======== DATASET ENTRIES
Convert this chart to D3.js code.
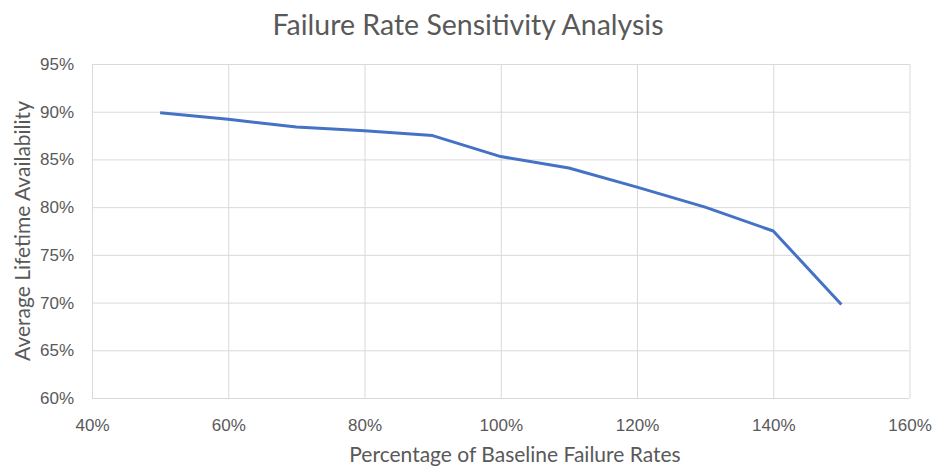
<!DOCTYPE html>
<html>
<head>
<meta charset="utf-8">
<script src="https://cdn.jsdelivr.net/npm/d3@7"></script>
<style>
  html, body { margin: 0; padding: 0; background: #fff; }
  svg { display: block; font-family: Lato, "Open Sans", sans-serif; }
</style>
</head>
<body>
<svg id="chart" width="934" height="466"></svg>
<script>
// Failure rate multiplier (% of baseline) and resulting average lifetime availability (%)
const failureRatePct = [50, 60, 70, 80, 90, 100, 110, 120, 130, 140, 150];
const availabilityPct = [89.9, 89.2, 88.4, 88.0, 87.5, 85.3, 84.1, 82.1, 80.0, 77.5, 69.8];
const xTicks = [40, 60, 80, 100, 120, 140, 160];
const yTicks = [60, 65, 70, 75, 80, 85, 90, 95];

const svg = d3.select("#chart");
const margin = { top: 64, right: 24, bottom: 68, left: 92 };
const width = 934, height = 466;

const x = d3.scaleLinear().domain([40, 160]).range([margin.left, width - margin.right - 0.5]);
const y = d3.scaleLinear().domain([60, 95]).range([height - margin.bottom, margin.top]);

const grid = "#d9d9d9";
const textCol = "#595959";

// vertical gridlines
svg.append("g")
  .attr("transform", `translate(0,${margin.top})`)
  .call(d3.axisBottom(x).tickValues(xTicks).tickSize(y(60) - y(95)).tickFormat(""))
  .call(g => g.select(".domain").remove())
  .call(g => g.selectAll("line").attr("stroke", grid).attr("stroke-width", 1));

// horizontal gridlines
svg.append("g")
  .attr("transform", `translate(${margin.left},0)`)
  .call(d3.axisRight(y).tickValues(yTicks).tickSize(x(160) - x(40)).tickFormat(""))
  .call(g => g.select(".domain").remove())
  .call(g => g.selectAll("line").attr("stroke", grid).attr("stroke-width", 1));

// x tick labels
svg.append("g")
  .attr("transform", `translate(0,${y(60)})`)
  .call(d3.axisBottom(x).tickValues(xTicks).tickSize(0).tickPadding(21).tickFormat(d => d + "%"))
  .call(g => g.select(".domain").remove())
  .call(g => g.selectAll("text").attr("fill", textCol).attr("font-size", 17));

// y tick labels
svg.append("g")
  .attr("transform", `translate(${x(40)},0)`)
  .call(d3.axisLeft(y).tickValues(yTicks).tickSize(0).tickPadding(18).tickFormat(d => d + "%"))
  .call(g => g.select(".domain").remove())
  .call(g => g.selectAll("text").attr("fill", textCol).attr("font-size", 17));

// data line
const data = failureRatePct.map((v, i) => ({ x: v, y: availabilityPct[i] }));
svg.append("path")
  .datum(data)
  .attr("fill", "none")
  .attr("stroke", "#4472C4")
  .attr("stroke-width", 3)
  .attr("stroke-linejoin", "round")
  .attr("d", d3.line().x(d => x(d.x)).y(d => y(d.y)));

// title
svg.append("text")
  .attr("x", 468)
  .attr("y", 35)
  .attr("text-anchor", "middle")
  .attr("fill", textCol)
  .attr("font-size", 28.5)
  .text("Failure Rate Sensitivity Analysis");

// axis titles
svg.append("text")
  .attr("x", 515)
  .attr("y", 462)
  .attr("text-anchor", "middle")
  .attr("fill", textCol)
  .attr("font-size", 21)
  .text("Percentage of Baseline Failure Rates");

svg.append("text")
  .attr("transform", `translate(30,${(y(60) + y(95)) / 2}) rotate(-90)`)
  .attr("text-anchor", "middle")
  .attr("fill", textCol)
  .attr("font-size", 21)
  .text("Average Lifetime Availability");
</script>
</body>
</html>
================
======== DATASET ENTRIES
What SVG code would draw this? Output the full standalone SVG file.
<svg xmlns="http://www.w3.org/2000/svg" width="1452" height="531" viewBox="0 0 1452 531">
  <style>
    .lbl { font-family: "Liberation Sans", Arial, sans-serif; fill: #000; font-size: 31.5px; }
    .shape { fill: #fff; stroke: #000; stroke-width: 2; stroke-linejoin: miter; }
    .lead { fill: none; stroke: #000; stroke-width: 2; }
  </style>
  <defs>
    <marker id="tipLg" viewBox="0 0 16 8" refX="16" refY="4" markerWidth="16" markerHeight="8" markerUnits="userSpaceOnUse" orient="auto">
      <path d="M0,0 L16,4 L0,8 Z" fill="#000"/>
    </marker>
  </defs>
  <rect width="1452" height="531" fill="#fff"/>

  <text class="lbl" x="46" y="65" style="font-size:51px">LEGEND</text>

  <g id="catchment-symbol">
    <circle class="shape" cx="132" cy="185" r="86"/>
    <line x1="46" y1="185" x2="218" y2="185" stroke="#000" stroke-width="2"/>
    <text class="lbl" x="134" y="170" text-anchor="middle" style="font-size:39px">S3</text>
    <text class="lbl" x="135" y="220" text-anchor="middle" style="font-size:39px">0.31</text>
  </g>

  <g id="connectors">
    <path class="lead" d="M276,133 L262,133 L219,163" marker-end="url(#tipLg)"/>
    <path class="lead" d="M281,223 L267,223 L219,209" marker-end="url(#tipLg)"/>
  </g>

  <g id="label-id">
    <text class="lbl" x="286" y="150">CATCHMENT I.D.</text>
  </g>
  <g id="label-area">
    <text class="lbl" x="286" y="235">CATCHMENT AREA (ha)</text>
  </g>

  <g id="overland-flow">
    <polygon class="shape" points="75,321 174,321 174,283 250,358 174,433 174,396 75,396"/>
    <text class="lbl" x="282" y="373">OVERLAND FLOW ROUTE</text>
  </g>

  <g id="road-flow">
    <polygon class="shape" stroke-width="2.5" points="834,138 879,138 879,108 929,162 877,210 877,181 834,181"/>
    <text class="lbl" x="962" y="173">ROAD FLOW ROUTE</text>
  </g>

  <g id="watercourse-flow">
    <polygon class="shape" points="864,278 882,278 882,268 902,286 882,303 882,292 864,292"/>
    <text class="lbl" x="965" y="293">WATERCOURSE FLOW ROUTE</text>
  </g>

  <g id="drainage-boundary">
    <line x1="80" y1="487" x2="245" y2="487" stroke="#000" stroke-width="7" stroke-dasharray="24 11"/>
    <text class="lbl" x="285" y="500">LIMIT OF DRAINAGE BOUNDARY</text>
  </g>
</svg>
================
======== DATASET ENTRIES
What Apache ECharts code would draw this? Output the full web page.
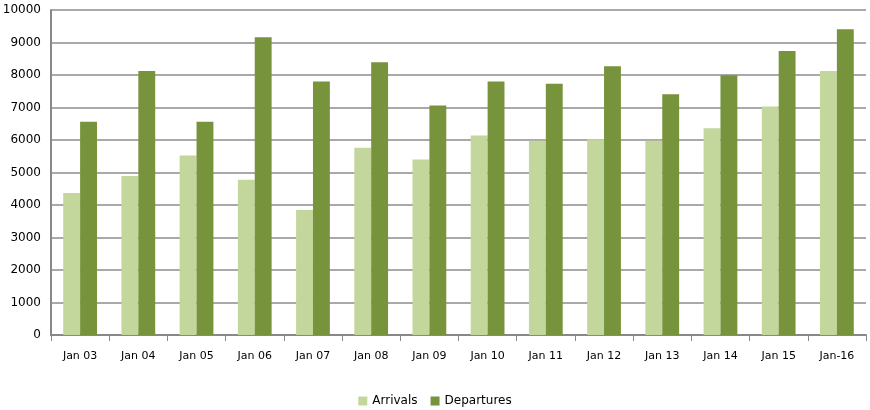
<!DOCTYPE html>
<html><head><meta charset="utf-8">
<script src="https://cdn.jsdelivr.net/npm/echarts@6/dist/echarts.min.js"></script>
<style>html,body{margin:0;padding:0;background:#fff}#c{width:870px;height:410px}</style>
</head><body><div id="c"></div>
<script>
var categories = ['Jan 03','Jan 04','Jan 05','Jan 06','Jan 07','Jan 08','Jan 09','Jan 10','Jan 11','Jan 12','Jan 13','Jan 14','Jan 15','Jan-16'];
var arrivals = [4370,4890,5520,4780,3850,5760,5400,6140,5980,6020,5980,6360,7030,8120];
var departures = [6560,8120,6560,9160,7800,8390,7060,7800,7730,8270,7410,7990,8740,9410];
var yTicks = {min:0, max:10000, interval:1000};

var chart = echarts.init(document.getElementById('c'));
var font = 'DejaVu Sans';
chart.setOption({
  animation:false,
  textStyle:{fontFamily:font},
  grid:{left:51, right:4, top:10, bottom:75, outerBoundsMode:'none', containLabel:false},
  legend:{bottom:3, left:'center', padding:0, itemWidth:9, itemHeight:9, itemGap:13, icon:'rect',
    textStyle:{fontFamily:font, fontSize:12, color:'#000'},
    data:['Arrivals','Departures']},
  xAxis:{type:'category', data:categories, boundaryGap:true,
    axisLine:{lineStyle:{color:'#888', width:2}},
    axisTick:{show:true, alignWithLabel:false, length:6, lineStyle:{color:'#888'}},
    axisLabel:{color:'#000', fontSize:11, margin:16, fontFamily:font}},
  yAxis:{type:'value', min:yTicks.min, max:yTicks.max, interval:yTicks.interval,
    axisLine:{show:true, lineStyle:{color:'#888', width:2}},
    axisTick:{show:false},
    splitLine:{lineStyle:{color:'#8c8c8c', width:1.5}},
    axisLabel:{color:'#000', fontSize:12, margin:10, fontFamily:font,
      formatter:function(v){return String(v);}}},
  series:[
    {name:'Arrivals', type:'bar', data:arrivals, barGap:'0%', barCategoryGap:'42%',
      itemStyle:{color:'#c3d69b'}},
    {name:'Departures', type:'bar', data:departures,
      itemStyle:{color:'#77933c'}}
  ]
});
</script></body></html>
================
◆ **WHAT IS EXPECTED**: Show all lines in the entries above where the word "Output" appears.

◆ **WRITTEN ANSWER**:
What SVG code would draw this? Output the full standalone SVG file.
What Apache ECharts code would draw this? Output the full web page.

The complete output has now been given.